## WORK TO COMPLETE
Reproduce the listing below without changes, except that pictures are left out.
---------- MATERIAL PROVIDED ----------
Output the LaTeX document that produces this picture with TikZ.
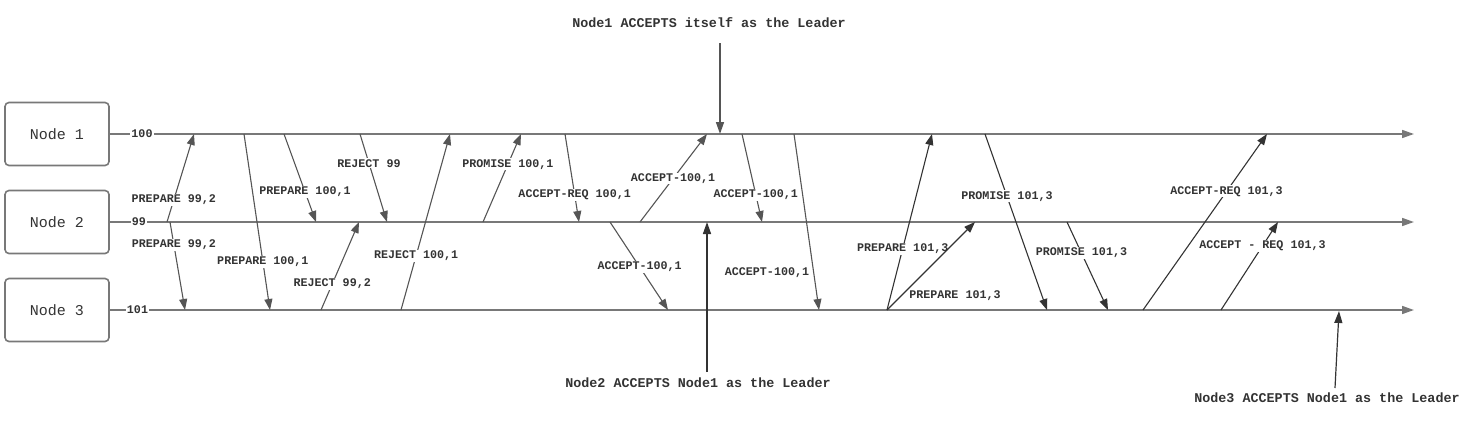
\documentclass[tikz,border=0pt]{standalone}
\usepackage{fontspec}
\setmonofont{Liberation Mono}
\usetikzlibrary{arrows.meta}
\definecolor{tl}{HTML}{787878}
\definecolor{ga}{HTML}{555555}
\definecolor{da}{HTML}{333333}
\definecolor{tx}{HTML}{333333}
\tikzset{
  nodebox/.style={draw=tl, line width=1.6pt, rounded corners=4pt, minimum width=104pt, minimum height=63pt, inner sep=0pt, font=\ttfamily\fontsize{15}{18}\selectfont, text=tx},
  timeline/.style={draw=tl, line width=1.6pt, -{Triangle[length=12pt,width=8pt]}},
  msg/.style={draw=ga, line width=1.1pt, -{Triangle[length=11pt,width=8pt]}},
  msgd/.style={msg, draw=da},
  annarrow/.style={line width=1.5pt, -{Triangle[length=12pt,width=8pt]}},
  lbl/.style={fill=white, inner sep=1pt, font=\ttfamily\bfseries\fontsize{11.7}{13}\selectfont, text=tx},
  ann/.style={inner sep=1pt, font=\ttfamily\bfseries\fontsize{13.4}{15}\selectfont, text=tx},
}
\begin{document}
\begin{tikzpicture}[x=1pt,y=-1pt]
\useasboundingbox (0,0) rectangle (1460,421);
% node boxes
\node[nodebox] (n1) at (57,134) {Node 1};
\node[nodebox] (n2) at (57,222) {Node 2};
\node[nodebox] (n3) at (57,310) {Node 3};
% timelines
\coordinate (e1) at (1414,134);
\coordinate (e2) at (1414,222);
\coordinate (e3) at (1414,310);
\draw[timeline] (n1.east) -- (e1);
\draw[timeline] (n2.east) -- (e2);
\draw[timeline] (n3.east) -- (e3);
\node[lbl] (v1) at (142,134) {100};
\node[lbl] (v2) at (139,222) {99};
\node[lbl] (v3) at (137.5,310) {101};
% message endpoints
\coordinate (m1a) at (167,222); \coordinate (m1b) at (194,134);
\coordinate (m2a) at (170,222); \coordinate (m2b) at (185,310);
\coordinate (m3a) at (244,134); \coordinate (m3b) at (270,310);
\coordinate (m4a) at (284,134); \coordinate (m4b) at (316,222);
\coordinate (m5a) at (360,134); \coordinate (m5b) at (387,222);
\coordinate (m6a) at (321,310); \coordinate (m6b) at (359,222);
\coordinate (m7a) at (401,310); \coordinate (m7b) at (450,134);
\coordinate (m8a) at (483,222); \coordinate (m8b) at (521,134);
\coordinate (m9a) at (565,134); \coordinate (m9b) at (579,222);
\coordinate (m10a) at (640,222); \coordinate (m10b) at (707,134);
\coordinate (m11a) at (742,134); \coordinate (m11b) at (762,222);
\coordinate (m12a) at (610,222); \coordinate (m12b) at (668,310);
\coordinate (m13a) at (794,134); \coordinate (m13b) at (819,310);
\coordinate (m16a) at (887,310); \coordinate (m16b) at (932,134);
\coordinate (m17b) at (975,222);
\coordinate (m18a) at (985,134); \coordinate (m18b) at (1047,310);
\coordinate (m19a) at (1067,222); \coordinate (m19b) at (1108,310);
\coordinate (m20a) at (1143,310); \coordinate (m20b) at (1267,134);
\coordinate (m21a) at (1221,310); \coordinate (m21b) at (1278,222);
% messages
\draw[msg] (m1a) -- node[lbl,pos=0.253] (l1) {PREPARE 99,2} (m1b);
\draw[msg] (m2a) -- node[lbl,pos=0.26] (l2) {PREPARE 99,2} (m2b);
\draw[msg] (m3a) -- node[lbl,pos=0.726] (l3) {PREPARE 100,1} (m3b);
\draw[msg] (m4a) -- node[lbl,pos=0.655] (l4) {PREPARE 100,1} (m4b);
\draw[msg] (m5a) -- node[lbl,pos=0.333] (l5) {REJECT 99} (m5b);
\draw[msg] (m6a) -- node[lbl,pos=0.295] (l6) {REJECT 99,2} (m6b);
\draw[msg] (m7a) -- node[lbl,pos=0.309] (l7) {REJECT 100,1} (m7b);
\draw[msg] (m8a) -- node[lbl,pos=0.655] (l8) {PROMISE 100,1} (m8b);
\draw[msg] (m9a) -- node[lbl,pos=0.69] (l9) {ACCEPT-REQ 100,1} (m9b);
\draw[msg] (m10a) -- node[lbl,pos=0.494] (l10) {ACCEPT-100,1} (m10b);
\draw[msg] (m11a) -- node[lbl,pos=0.69] (l11) {ACCEPT-100,1} (m11b);
\draw[msg] (m12a) -- node[lbl,pos=0.511] (l12) {ACCEPT-100,1} (m12b);
\draw[msg] (m13a) -- (m13b);
\node[lbl] (l13) at (767,273) {ACCEPT-100,1};
\draw[msgd] (m16a) -- node[lbl,pos=0.349] (l16) {PREPARE 101,3} (m16b);
\draw[msgd] (m16a) -- (m17b);
\node[lbl] (l17) at (955,296) {PREPARE 101,3};
\draw[msgd] (m18a) -- node[lbl,pos=0.354] (l18) {PROMISE 101,3} (m18b);
\draw[msgd] (m19a) -- node[lbl,pos=0.352] (l19) {PROMISE 101,3} (m19b);
\draw[msgd] (m20a) -- node[lbl,pos=0.674] (l20) {ACCEPT-REQ 101,3} (m20b);
\draw[msgd] (m21a) -- node[lbl,pos=0.727] (l21) {ACCEPT - REQ 101,3} (m21b);
% annotations
\node[ann] (a1) at (709,23) {Node1 ACCEPTS itself as the Leader};
\node[ann] (a2) at (698,383) {Node2 ACCEPTS Node1 as the Leader};
\node[ann] (a3) at (1327,398) {Node3 ACCEPTS Node1 as the Leader};
\coordinate (a1s) at (720,43); \coordinate (a1e) at (720,134);
\coordinate (a2s) at (707,372); \coordinate (a2e) at (707,222);
\coordinate (a3s) at (1335,388); \coordinate (a3e) at (1339,311);
\draw[annarrow, draw=ga] (a1s) -- (a1e);
\draw[annarrow, draw=da] (a2s) -- (a2e);
\draw[annarrow, draw=da, line width=1.2pt] (a3s) -- (a3e);
\end{tikzpicture}
\end{document}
----------
## FINAL ANSWER
Output the LaTeX document that produces this picture with TikZ.
\documentclass[tikz,border=0pt]{standalone}
\usepackage{fontspec}
\setmonofont{Liberation Mono}
\usetikzlibrary{arrows.meta}
\definecolor{tl}{HTML}{787878}
\definecolor{ga}{HTML}{555555}
\definecolor{da}{HTML}{333333}
\definecolor{tx}{HTML}{333333}
\tikzset{
  nodebox/.style={draw=tl, line width=1.6pt, rounded corners=4pt, minimum width=104pt, minimum height=63pt, inner sep=0pt, font=\ttfamily\fontsize{15}{18}\selectfont, text=tx},
  timeline/.style={draw=tl, line width=1.6pt, -{Triangle[length=12pt,width=8pt]}},
  msg/.style={draw=ga, line width=1.1pt, -{Triangle[length=11pt,width=8pt]}},
  msgd/.style={msg, draw=da},
  annarrow/.style={line width=1.5pt, -{Triangle[length=12pt,width=8pt]}},
  lbl/.style={fill=white, inner sep=1pt, font=\ttfamily\bfseries\fontsize{11.7}{13}\selectfont, text=tx},
  ann/.style={inner sep=1pt, font=\ttfamily\bfseries\fontsize{13.4}{15}\selectfont, text=tx},
}
\begin{document}
\begin{tikzpicture}[x=1pt,y=-1pt]
\useasboundingbox (0,0) rectangle (1460,421);
% node boxes
\node[nodebox] (n1) at (57,134) {Node 1};
\node[nodebox] (n2) at (57,222) {Node 2};
\node[nodebox] (n3) at (57,310) {Node 3};
% timelines
\coordinate (e1) at (1414,134);
\coordinate (e2) at (1414,222);
\coordinate (e3) at (1414,310);
\draw[timeline] (n1.east) -- (e1);
\draw[timeline] (n2.east) -- (e2);
\draw[timeline] (n3.east) -- (e3);
\node[lbl] (v1) at (142,134) {100};
\node[lbl] (v2) at (139,222) {99};
\node[lbl] (v3) at (137.5,310) {101};
% message endpoints
\coordinate (m1a) at (167,222); \coordinate (m1b) at (194,134);
\coordinate (m2a) at (170,222); \coordinate (m2b) at (185,310);
\coordinate (m3a) at (244,134); \coordinate (m3b) at (270,310);
\coordinate (m4a) at (284,134); \coordinate (m4b) at (316,222);
\coordinate (m5a) at (360,134); \coordinate (m5b) at (387,222);
\coordinate (m6a) at (321,310); \coordinate (m6b) at (359,222);
\coordinate (m7a) at (401,310); \coordinate (m7b) at (450,134);
\coordinate (m8a) at (483,222); \coordinate (m8b) at (521,134);
\coordinate (m9a) at (565,134); \coordinate (m9b) at (579,222);
\coordinate (m10a) at (640,222); \coordinate (m10b) at (707,134);
\coordinate (m11a) at (742,134); \coordinate (m11b) at (762,222);
\coordinate (m12a) at (610,222); \coordinate (m12b) at (668,310);
\coordinate (m13a) at (794,134); \coordinate (m13b) at (819,310);
\coordinate (m16a) at (887,310); \coordinate (m16b) at (932,134);
\coordinate (m17b) at (975,222);
\coordinate (m18a) at (985,134); \coordinate (m18b) at (1047,310);
\coordinate (m19a) at (1067,222); \coordinate (m19b) at (1108,310);
\coordinate (m20a) at (1143,310); \coordinate (m20b) at (1267,134);
\coordinate (m21a) at (1221,310); \coordinate (m21b) at (1278,222);
% messages
\draw[msg] (m1a) -- node[lbl,pos=0.253] (l1) {PREPARE 99,2} (m1b);
\draw[msg] (m2a) -- node[lbl,pos=0.26] (l2) {PREPARE 99,2} (m2b);
\draw[msg] (m3a) -- node[lbl,pos=0.726] (l3) {PREPARE 100,1} (m3b);
\draw[msg] (m4a) -- node[lbl,pos=0.655] (l4) {PREPARE 100,1} (m4b);
\draw[msg] (m5a) -- node[lbl,pos=0.333] (l5) {REJECT 99} (m5b);
\draw[msg] (m6a) -- node[lbl,pos=0.295] (l6) {REJECT 99,2} (m6b);
\draw[msg] (m7a) -- node[lbl,pos=0.309] (l7) {REJECT 100,1} (m7b);
\draw[msg] (m8a) -- node[lbl,pos=0.655] (l8) {PROMISE 100,1} (m8b);
\draw[msg] (m9a) -- node[lbl,pos=0.69] (l9) {ACCEPT-REQ 100,1} (m9b);
\draw[msg] (m10a) -- node[lbl,pos=0.494] (l10) {ACCEPT-100,1} (m10b);
\draw[msg] (m11a) -- node[lbl,pos=0.69] (l11) {ACCEPT-100,1} (m11b);
\draw[msg] (m12a) -- node[lbl,pos=0.511] (l12) {ACCEPT-100,1} (m12b);
\draw[msg] (m13a) -- (m13b);
\node[lbl] (l13) at (767,273) {ACCEPT-100,1};
\draw[msgd] (m16a) -- node[lbl,pos=0.349] (l16) {PREPARE 101,3} (m16b);
\draw[msgd] (m16a) -- (m17b);
\node[lbl] (l17) at (955,296) {PREPARE 101,3};
\draw[msgd] (m18a) -- node[lbl,pos=0.354] (l18) {PROMISE 101,3} (m18b);
\draw[msgd] (m19a) -- node[lbl,pos=0.352] (l19) {PROMISE 101,3} (m19b);
\draw[msgd] (m20a) -- node[lbl,pos=0.674] (l20) {ACCEPT-REQ 101,3} (m20b);
\draw[msgd] (m21a) -- node[lbl,pos=0.727] (l21) {ACCEPT - REQ 101,3} (m21b);
% annotations
\node[ann] (a1) at (709,23) {Node1 ACCEPTS itself as the Leader};
\node[ann] (a2) at (698,383) {Node2 ACCEPTS Node1 as the Leader};
\node[ann] (a3) at (1327,398) {Node3 ACCEPTS Node1 as the Leader};
\coordinate (a1s) at (720,43); \coordinate (a1e) at (720,134);
\coordinate (a2s) at (707,372); \coordinate (a2e) at (707,222);
\coordinate (a3s) at (1335,388); \coordinate (a3e) at (1339,311);
\draw[annarrow, draw=ga] (a1s) -- (a1e);
\draw[annarrow, draw=da] (a2s) -- (a2e);
\draw[annarrow, draw=da, line width=1.2pt] (a3s) -- (a3e);
\end{tikzpicture}
\end{document}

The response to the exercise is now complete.